An inmate in a work release program is in a different position than an inmate working in the correctional facility, or at the direction of the State, or an inmate in another temporary release program, i.e., community services program (see D'Argenio v Village of Homer, supra at 884-885). Instead, under participation in a work release program, the inmate is an employee of the private employer (see Gress v State of New York, 157 AD2d 479; see also Correction Law §178) and is afforded the protection of the Labor Law statutes (Correction Law §858; Callahan v State of New York, 19 AD2d 437, affd 14 NY2d 665; D'Argenio v Village of Homer, supra at 884-885). The State does not have any duty or obligation to inspect and ensure the safety of the possible job sites for inmates in a temporary release program (Gress v State of New York, supra).

Against this legal backdrop, Defendant has moved for summary judgment arguing that "this work site is no different than a typical work release work site." (Dillon Affirmation ¶14). It is unclear to the Court whether Defendant is arguing that Claimant is in a work release program or whether the law applicable to work release programs should be extended to the instant facts.

Assuming arguendo Defendant is urging the Court to find Claimant to be in a "work release program" as defined by the Correction Law the motion must be denied. Defendant has failed to establish that Claimant was in such a program. Moreover, the letter from the Inmate Records Coordinator submitted in support of the motion which states " he [Claimant] was on an outside crew and traveled to outside community work sites" (Dillon Affirmation Exhibit J) is sufficient to raise a material question of fact, regarding Claimant's status. Were the Court to shift the burden to Claimant, which it does not, Claimant's affidavit which denies participation in a "work release program" and avers that his pay came not from the municipality but the State likewise raises a material question of fact regarding his status sufficient to defeat the summary judgment motion. Claimant's reference to the DOCS regulations which identify the correctional facilities authorized to have work release programs - Mid-State CF, where Claimant was housed, is not listed - also raises a material question of fact as to his status.

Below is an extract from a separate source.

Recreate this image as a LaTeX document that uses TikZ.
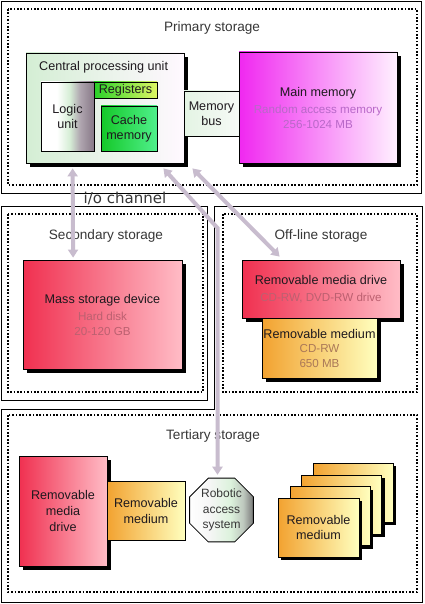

Turning to the argument that this work site should be found to be no different than a typical work release worksite, the Defendant has provided no legal authority for the Court to do so. Rather, the Defendant's submissions, particularly the deposition transcript of Claimant, raise material questions of fact regarding the direction and supervision of the work. Defendant's characterization of the testimony that the correction officer "merely" provided transportation to and from the work site and "simply restated" the directions (Dillon Affirmation ¶13) is belied by Claimant's deposition testimony. For example:
Q. So there would be one officer driving the van with seven or eight inmates. You'd get there and who would tell you what to do?

A. The officer gave the orders.
Q. Was there anyone at the St. Johnsville location other than the corrections officer and the inmates?
A. It would have to be the person in charge of the place that would tell the officer what needed to be done for that particular day, then he would leave, then you would have to do the work. We didn't really have contact with him because it was between him and the officer. It was just between the two of them.

Q. Your orders were received from the officer?

A. Right.
Q. And any questions that you had concerning the carrying out of your duties were offered to the officer?

A. That's right.

(See Exhibit "H" annexed to Defendant's motion papers; i.e. Claimant's deposition at page 16 lines 3 through 19)

The foregoing testimony also raises material questions of fact regarding how Claimant

came to use the wooden chair provided by the Library as a ladder.

On this record, the Court finds that the Defendant has not established its entitlement to

summary judgment.

Accordingly, the motion for summary judgment is hereby denied.

A pre-trial conference will be held on September 28, 2004 at 10:30 a.m. by telephone.

The Court will initiate the conference.